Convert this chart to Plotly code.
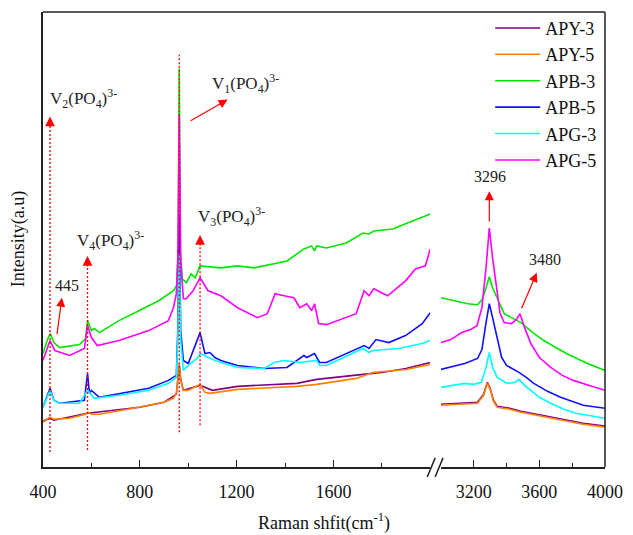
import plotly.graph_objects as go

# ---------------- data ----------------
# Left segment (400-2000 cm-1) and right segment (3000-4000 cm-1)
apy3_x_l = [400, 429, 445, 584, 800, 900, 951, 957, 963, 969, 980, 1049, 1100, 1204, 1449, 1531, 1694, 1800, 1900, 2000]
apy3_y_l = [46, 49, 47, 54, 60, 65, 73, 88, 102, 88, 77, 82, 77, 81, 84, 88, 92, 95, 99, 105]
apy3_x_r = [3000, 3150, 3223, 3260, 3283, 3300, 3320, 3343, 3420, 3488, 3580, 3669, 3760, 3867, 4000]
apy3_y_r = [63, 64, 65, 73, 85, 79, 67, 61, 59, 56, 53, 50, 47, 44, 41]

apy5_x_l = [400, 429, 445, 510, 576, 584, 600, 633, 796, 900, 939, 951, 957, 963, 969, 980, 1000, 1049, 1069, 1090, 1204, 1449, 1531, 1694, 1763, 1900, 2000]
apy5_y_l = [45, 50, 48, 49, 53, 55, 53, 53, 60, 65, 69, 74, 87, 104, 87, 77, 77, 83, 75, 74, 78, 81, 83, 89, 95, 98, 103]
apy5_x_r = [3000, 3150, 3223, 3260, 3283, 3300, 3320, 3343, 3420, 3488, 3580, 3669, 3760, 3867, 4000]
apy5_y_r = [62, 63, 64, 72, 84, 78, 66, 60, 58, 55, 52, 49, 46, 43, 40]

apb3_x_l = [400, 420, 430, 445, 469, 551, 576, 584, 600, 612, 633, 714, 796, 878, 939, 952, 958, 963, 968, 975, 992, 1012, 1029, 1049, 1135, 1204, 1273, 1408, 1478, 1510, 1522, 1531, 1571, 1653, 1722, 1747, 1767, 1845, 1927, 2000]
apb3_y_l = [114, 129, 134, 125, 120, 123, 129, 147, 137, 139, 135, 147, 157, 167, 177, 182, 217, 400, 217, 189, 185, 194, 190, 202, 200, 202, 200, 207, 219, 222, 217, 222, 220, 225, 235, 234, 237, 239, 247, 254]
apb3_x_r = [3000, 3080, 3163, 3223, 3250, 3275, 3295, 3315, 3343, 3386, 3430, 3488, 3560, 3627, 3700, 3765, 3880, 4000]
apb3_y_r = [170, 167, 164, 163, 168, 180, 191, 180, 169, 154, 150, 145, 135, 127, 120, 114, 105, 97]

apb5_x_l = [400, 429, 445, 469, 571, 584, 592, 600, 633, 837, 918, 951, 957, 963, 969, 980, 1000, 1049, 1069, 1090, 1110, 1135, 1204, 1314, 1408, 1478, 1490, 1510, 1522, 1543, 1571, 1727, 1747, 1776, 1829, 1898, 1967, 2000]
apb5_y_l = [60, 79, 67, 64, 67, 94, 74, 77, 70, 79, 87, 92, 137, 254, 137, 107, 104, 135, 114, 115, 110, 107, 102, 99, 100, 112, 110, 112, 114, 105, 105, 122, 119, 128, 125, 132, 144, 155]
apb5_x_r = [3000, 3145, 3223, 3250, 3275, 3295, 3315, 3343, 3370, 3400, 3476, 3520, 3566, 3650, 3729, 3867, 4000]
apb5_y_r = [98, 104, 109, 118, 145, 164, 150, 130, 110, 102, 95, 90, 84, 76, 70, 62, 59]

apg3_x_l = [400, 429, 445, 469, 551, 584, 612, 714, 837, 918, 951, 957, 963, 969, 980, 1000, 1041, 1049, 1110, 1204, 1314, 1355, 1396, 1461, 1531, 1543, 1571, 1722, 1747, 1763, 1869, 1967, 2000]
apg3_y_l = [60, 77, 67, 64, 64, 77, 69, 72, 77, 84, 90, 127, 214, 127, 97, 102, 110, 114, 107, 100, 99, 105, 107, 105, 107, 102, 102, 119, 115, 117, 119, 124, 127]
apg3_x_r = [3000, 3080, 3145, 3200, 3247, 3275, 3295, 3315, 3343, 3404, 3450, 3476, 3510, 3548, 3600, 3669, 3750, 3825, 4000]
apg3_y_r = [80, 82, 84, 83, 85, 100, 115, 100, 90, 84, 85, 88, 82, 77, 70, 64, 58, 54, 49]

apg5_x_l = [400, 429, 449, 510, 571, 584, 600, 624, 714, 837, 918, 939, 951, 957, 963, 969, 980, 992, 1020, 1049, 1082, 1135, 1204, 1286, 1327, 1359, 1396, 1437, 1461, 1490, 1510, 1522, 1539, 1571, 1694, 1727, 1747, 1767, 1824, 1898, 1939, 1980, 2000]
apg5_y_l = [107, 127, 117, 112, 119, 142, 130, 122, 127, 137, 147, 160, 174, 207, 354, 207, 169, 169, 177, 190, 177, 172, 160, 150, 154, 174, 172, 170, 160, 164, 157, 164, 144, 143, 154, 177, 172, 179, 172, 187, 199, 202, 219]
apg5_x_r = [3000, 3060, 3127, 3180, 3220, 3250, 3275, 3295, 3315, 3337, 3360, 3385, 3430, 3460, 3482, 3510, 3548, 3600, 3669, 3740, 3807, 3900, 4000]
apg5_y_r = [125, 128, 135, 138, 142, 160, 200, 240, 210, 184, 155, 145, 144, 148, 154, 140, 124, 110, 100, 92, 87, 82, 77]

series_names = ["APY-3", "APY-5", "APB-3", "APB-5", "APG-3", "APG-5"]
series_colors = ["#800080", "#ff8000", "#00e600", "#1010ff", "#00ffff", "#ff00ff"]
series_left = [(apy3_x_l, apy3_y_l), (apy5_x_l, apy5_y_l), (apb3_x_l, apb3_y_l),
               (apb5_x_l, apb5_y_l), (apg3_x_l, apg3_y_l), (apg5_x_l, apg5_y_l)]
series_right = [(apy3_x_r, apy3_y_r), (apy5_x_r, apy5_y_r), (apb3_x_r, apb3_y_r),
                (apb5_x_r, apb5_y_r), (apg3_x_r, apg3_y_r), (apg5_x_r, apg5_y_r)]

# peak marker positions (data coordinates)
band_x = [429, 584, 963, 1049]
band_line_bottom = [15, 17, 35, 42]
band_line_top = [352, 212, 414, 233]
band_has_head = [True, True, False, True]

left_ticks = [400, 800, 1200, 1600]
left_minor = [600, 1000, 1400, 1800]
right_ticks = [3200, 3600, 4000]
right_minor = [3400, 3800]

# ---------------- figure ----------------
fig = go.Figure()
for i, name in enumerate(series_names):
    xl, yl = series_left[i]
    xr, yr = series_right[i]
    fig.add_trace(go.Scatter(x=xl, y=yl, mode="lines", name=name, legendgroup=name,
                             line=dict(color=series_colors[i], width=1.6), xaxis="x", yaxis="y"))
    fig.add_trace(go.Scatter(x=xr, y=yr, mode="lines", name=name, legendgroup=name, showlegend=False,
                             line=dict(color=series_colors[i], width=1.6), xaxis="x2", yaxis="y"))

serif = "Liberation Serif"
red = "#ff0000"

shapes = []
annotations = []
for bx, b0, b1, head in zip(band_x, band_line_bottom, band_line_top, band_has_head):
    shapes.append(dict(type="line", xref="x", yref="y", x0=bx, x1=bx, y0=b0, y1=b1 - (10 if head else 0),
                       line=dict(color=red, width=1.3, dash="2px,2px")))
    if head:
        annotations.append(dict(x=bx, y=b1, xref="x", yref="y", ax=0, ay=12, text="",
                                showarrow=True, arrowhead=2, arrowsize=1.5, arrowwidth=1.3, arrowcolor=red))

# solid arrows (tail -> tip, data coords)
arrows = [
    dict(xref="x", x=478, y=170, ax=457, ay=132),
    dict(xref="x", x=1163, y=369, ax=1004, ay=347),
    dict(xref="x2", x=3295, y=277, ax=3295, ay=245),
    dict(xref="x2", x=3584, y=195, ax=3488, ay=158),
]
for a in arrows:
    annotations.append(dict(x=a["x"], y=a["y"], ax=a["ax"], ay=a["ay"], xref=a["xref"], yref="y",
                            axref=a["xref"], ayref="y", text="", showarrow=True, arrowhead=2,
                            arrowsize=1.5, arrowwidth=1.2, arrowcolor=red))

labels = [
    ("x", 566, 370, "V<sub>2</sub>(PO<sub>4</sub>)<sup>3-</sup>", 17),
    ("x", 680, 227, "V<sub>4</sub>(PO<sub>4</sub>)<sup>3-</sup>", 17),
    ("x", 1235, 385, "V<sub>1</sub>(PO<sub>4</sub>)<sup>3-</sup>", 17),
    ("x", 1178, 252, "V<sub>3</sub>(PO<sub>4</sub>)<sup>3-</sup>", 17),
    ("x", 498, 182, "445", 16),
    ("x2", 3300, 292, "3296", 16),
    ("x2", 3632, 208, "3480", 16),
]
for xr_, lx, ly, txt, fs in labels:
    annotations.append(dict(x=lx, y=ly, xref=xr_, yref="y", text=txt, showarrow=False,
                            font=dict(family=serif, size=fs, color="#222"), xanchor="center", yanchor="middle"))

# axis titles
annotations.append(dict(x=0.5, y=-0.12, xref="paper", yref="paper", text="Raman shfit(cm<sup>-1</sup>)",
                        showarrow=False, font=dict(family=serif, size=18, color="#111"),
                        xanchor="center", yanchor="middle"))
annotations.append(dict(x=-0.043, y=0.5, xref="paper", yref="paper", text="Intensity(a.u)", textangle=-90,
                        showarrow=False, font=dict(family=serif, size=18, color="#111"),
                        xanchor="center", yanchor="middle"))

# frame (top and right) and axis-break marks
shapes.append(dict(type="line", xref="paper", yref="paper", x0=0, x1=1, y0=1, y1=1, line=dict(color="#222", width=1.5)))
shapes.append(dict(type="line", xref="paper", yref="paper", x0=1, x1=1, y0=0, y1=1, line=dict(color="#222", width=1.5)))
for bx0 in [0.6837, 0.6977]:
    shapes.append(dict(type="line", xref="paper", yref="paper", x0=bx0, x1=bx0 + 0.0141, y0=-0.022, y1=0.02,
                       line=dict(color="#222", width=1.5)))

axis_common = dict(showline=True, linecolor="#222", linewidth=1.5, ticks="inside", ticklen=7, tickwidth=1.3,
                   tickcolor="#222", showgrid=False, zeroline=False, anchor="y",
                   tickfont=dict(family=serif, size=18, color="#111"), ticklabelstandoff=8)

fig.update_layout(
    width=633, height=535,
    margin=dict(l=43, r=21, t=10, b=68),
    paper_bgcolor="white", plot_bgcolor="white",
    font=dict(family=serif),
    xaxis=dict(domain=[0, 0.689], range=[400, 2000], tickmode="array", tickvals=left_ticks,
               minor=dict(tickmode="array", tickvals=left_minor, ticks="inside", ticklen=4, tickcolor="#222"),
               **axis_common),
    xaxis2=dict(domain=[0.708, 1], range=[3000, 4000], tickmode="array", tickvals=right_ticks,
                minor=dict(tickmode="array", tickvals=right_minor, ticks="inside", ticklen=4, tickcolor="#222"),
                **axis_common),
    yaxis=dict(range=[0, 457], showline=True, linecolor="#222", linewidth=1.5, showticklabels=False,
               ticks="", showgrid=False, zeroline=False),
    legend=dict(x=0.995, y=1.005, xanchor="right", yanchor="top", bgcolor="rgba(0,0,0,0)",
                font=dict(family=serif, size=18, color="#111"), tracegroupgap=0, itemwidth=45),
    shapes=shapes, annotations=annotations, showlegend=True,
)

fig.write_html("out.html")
* * *
Write out again, exactly, the lines from the start of the listing up to the line containing "import plotly.graph_objects as go", with both ends and without pictures.

Convert this chart to Plotly code.
import plotly.graph_objects as go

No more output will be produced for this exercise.